Former Vice President Joe Biden bills himself as one of the regular guys and gals, but as a Democratic Senator from Delaware, he cozied up to credit card executives while championing their cause in Congress, making it tougher for average Americans to file for bankruptcy.
“Joe Biden pretends that he’s middle-class Joe, and in reality he’s corporate Joe,” Adam Levitin, a law professor at Georgetown University who specializes in bankruptcy, commercial law, and financial regulation, told the Washington Examiner.
Biden was a key architect of and whip for the 2005 Bankruptcy Abuse Prevention and Consumer Protection Act, which made it harder for consumers to declare bankruptcy. At the time, bankruptcy filings were at a peak of more than 2 million and legislators worried that the system was being abused. After the bill became law, bankruptcy filings fell by 70 percent.
“Someone once analogized what happened in 2005 as someone looking at a hospital and saying, ‘oh my God, emergency admissions are way up. So the solution is to reduce the hours of the emergency room,’” Bruce A. Markell, a professor of bankruptcy law and practice at Northwestern University, told the Washington Examiner.
Lenders like Citigroup, Bank of America, JP Morgan, Chase and Wells Fargo aggressively lobbied for changes to the bankruptcy code.
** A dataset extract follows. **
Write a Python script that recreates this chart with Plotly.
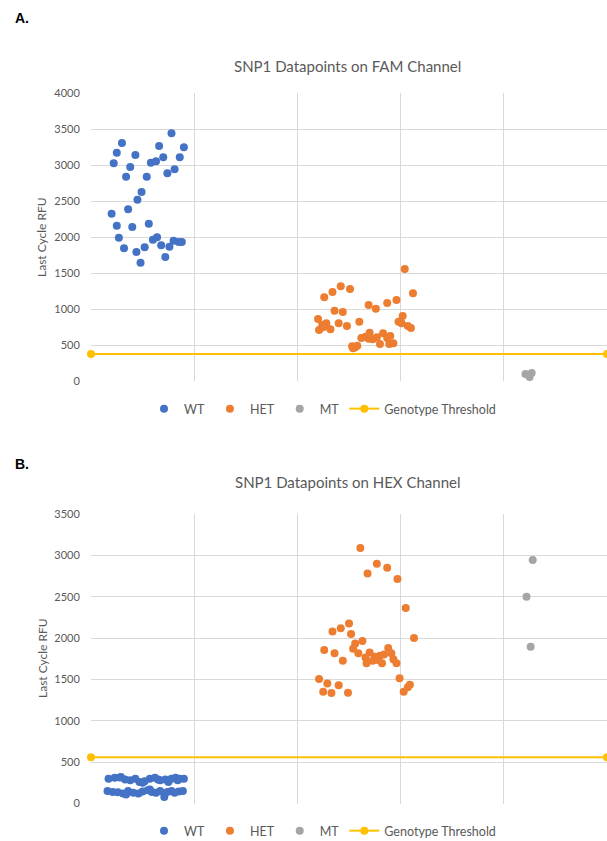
import plotly.graph_objects as go

# ---------------- Panel A: FAM channel ----------------
a_wt_x = [0.78, 0.30, 0.66, 0.90, 0.25, 0.43, 0.70, 0.86, 0.22, 0.38, 0.58, 0.63,
          0.81, 0.74, 0.34, 0.54, 0.49, 0.45, 0.36, 0.20, 0.25, 0.40, 0.56, 0.27,
          0.64, 0.60, 0.32, 0.52, 0.68, 0.44, 0.76, 0.80, 0.85, 0.88, 0.72, 0.48]
a_wt_y = [3440, 3306, 3264, 3246, 3171, 3139, 3107, 3107, 3024, 2972, 3032, 3051,
          2940, 2885, 2838, 2838, 2625, 2518, 2385, 2324, 2157, 2139, 2185, 1990,
          1996, 1963, 1843, 1857, 1885, 1792, 1865, 1949, 1931, 1931, 1722, 1643]

a_het_x = [3.04, 3.12, 2.26, 2.34, 2.42, 2.51, 2.69, 2.76, 2.87, 2.96, 2.36, 2.44,
           2.20, 3.02, 2.24, 2.28, 2.21, 2.32, 2.25, 2.40, 2.48, 2.60, 2.98, 3.01,
           3.07, 3.10, 2.53, 2.56, 2.58, 2.54, 2.62, 2.66, 2.70, 2.73, 2.77, 2.83,
           2.80, 2.87, 2.90, 2.89, 2.93, 2.69]
a_het_y = [1556, 1218, 1163, 1236, 1315, 1278, 1056, 1004, 1083, 1125, 976, 958,
           861, 903, 778, 801, 708, 718, 746, 801, 764, 824, 824, 801,
           764, 736, 482, 468, 490, 454, 597, 615, 671, 579, 607, 663,
           514, 597, 625, 514, 524, 588]

a_mt_x = [4.21, 4.25, 4.27]
a_mt_y = [97, 56, 111]

a_thr_x = [0, 5]
a_thr_y = [375, 375]

# ---------------- Panel B: HEX channel ----------------
b_wt_x = [0.17, 0.23, 0.28, 0.29, 0.33, 0.38, 0.43, 0.47, 0.50, 0.52, 0.57,
          0.62, 0.65, 0.67, 0.72, 0.75, 0.78, 0.82, 0.84, 0.86, 0.90,
          0.16, 0.21, 0.26, 0.31, 0.34, 0.36, 0.41, 0.46, 0.50, 0.55,
          0.57, 0.59, 0.63, 0.67, 0.71, 0.74, 0.78, 0.81, 0.85, 0.89]
b_wt_y = [300, 310, 315, 320, 290, 280, 300, 260, 250, 270, 300,
          310, 290, 280, 290, 260, 300, 310, 280, 300, 300,
          150, 140, 135, 120, 110, 150, 130, 120, 145, 160,
          170, 140, 130, 150, 80, 140, 150, 130, 145, 150]

b_het_x = [2.61, 2.77, 2.87, 2.68, 2.97, 3.05, 2.50, 2.42, 2.34, 2.52, 3.13,
           2.63, 2.56, 2.54, 2.26, 2.36, 2.59, 2.88, 2.70, 2.66, 2.75, 2.80,
           2.84, 2.91, 2.44, 2.67, 2.73, 2.78, 2.82, 2.93, 2.96, 2.21, 2.99,
           2.29, 2.25, 2.33, 2.40, 2.49, 3.09, 3.07, 3.03]
b_het_y = [3090, 2900, 2850, 2780, 2715, 2365, 2175, 2120, 2080, 2050, 2000,
           1965, 1935, 1870, 1855, 1815, 1815, 1880, 1825, 1765, 1775, 1785,
           1800, 1815, 1725, 1695, 1725, 1735, 1695, 1745, 1695, 1505, 1515,
           1450, 1350, 1335, 1430, 1340, 1435, 1405, 1350]

b_mt_x = [4.28, 4.22, 4.26]
b_mt_y = [2945, 2500, 1895]

b_thr_x = [0, 5]
b_thr_y = [560, 560]

series_names = ["WT", "HET", "MT", "Genotype Threshold"]
colors = ["#4472C4", "#ED7D31", "#A5A5A5", "#FFC000"]

W, H = 607, 841
FONT = "Lato, 'Open Sans', sans-serif"
GREY = "#595959"
GRID = "#D9D9D9"


def py(px):
    return (H - px) / H


def pxx(px):
    return px / W


fig = go.Figure()

panels = [
    ("x", "y", "legend", [(a_wt_x, a_wt_y), (a_het_x, a_het_y), (a_mt_x, a_mt_y)], (a_thr_x, a_thr_y)),
    ("x2", "y2", "legend2", [(b_wt_x, b_wt_y), (b_het_x, b_het_y), (b_mt_x, b_mt_y)], (b_thr_x, b_thr_y)),
]

for xa, ya, lg, pts, thr in panels:
    for i, (xs, ys) in enumerate(pts):
        fig.add_trace(go.Scatter(
            x=xs, y=ys, mode="markers", name=series_names[i],
            marker=dict(color=colors[i], size=8),
            xaxis=xa, yaxis=ya, legend=lg, showlegend=True,
        ))
    fig.add_trace(go.Scatter(
        x=thr[0], y=thr[1], mode="lines+markers", name=series_names[3],
        line=dict(color=colors[3], width=2),
        marker=dict(color=colors[3], size=8),
        xaxis=xa, yaxis=ya, legend=lg, showlegend=True, cliponaxis=False,
    ))

xaxis_common = dict(range=[0, 5], dtick=1, showticklabels=False, showgrid=True,
                    gridcolor=GRID, gridwidth=1, zeroline=False, showline=False,
                    domain=[pxx(91), 1.0], fixedrange=True, automargin=False)
yaxis_common = dict(showgrid=True, gridcolor=GRID, gridwidth=1, zeroline=False,
                    showline=False, ticks="outside", ticklen=8,
                    tickcolor="rgba(0,0,0,0)", automargin=False,
                    tickfont=dict(family=FONT, size=11, color=GREY))

legend_common = dict(orientation="h", x=pxx(144), xanchor="left", yanchor="middle",
                     font=dict(family=FONT, size=12.5, color=GREY), itemwidth=30,
                     bgcolor="rgba(0,0,0,0)", tracegroupgap=0)

fig.update_layout(
    width=W, height=H,
    margin=dict(l=0, r=0, t=0, b=0, autoexpand=False),
    paper_bgcolor="white", plot_bgcolor="white",
    font=dict(family=FONT, color=GREY),
    xaxis=dict(**xaxis_common, anchor="y"),
    yaxis=dict(**yaxis_common, range=[0, 4000], dtick=500,
               domain=[py(381), py(93)], anchor="x"),
    xaxis2=dict(**xaxis_common, anchor="y2"),
    yaxis2=dict(**yaxis_common, range=[0, 3500], dtick=500,
                domain=[py(803.5), py(514)], anchor="x2"),
    legend=dict(**legend_common, y=py(409)),
    legend2=dict(**legend_common, y=py(831)),
    showlegend=True,
)

annotations = [
    dict(text="<b>A.</b>", x=pxx(13), y=py(18), xanchor="left", yanchor="middle",
         font=dict(family="Liberation Sans, Arial, sans-serif", size=14, color="black")),
    dict(text="<b>B.</b>", x=pxx(13), y=py(464), xanchor="left", yanchor="middle",
         font=dict(family="Liberation Sans, Arial, sans-serif", size=14, color="black")),
    dict(text="SNP1 Datapoints on FAM Channel", x=pxx(347), y=py(66), xanchor="center",
         yanchor="middle", font=dict(family=FONT, size=15, color=GREY)),
    dict(text="SNP1 Datapoints on HEX Channel", x=pxx(347), y=py(482), xanchor="center",
         yanchor="middle", font=dict(family=FONT, size=15, color=GREY)),
    dict(text="Last Cycle RFU", x=pxx(42), y=py(237), xanchor="center", yanchor="middle",
         textangle=-90, font=dict(family=FONT, size=12, color=GREY)),
    dict(text="Last Cycle RFU", x=pxx(42), y=py(658), xanchor="center", yanchor="middle",
         textangle=-90, font=dict(family=FONT, size=12, color=GREY)),
]
for an in annotations:
    an.update(xref="paper", yref="paper", showarrow=False)
fig.update_layout(annotations=annotations)

fig.write_html("out.html",
               config={"displayModeBar": False},
               post_script="document.body.style.margin='0';document.body.style.padding='0';")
Delaware-based credit card company MBNA, which Bank of America acquired in 2006, was one of the most ardent supporters of the bill.
Biden’s senate campaign committees received $208,175 from MBNA employees from 1989 through 2010, the second-largest source of contributions, according to the Center for Responsive Politics’ OpenSecrets.org. In the 2006 election cycle, employees from Citigroup employees donated $18,825, those from Bear Stearns donated $15,000 and from Goldman Sachs donated $10,500.
In total, Biden received $1,126,375 from those in the securities and investment industry, $304,475 from finance and credit company workers, and $295,900 from commercial bank employees.
Biden’s ties to MBNA and banks span beyond political contributions from its employees. Home sales, family jobs, and free trips caused critics to dub him “the senator from MBNA.”
In February 1996, MBNA executive John Cochran bought Biden’s home outside Wilmington for the full $1.2 million asking price, while other similarly appraised houses at the time sold for around $100,000 to $200,000 less than asking price. MBNA then paid Cochran $330,115 that year for moving expenses and noted that he lost $210,000 due to the sale of his Maryland home.
Cochran also donated $2,000 to Biden’s 1996 Senate reelection campaign, FEC records show. MBNA in 1997 flew Biden and his wife to Maine so he could give a speech, Biden’s Senate financial disclosure showed.
Biden’s son Hunter started a job MBNA in November 1996 after Biden won reelection, in part because he wanted to be close to home. After leaving the company, Hunter became a lobbyist, but continued collecting an undisclosed amount of money from MBNA as a consultant — all while the bankruptcy bill moved through Congress. MBNA said that Hunter never lobbied for them and that his work had nothing to do with the bankruptcy bill.
The Wilmington News-Journal noted in 2008 that Biden was “neighbor to wealthy and powerful company titans and du Pont family members,” one of the richest families in America.
A spokesperson for Biden did not respond to a request for comment, but in a 2008 NBC interview Biden downplayed his family’s relationships with MBNA executives and rejected the notion that he was in the “pocket of the corporate lobbyists.” Those who defended Biden’s support for the bankruptcy bill said that he was looking out for the interests of Delaware’s economy, a major financial and banking center.
Biden’s support for the 2005 bankruptcy bill sets him apart from progressive Democrats running for president and other Democratic leaders in Congress. Independent then-Rep. Bernie Sanders of Vermont and Democratic Sens. Dianne Feinsten of California, Barack Obama of Illinois, and Chuck Schumer of New York all voted against the bill. Elizabeth Warren, not yet a senator, fought against the changes.
“The bill was a big, fat, wet kiss for credit card companies and auto lenders. It ensured that private student loans could not be discharged in bankruptcies,” Levitin said. “It also exacerbated risky mortgage lending.”
New York Federal Reserve researchers later said that the bankruptcy bill could have been a contributing factor in destabilization that led to the subprime mortgage crisis. Analysts have said that the bill made private student loans a lucrative business and linked the bill to the rise in retail businesses filing for bankruptcy.
“Biden’s got some explaining to do, I think, to the Democratic electorate,” said Levitin, the Georgetown University law professor. “I don’t think millennials in particular have kind of pieced together that Biden’s involved with their student loan debt.”
It is difficult, however, to show what kind of direct benefit the bankruptcy bill had on banks and lenders. Markell said that most of the effects from bill are not quantifiable.
“I think the tragedy is the people who needed, could have used bankruptcy to make themselves better and more productive, and couldn’t,” Markell said.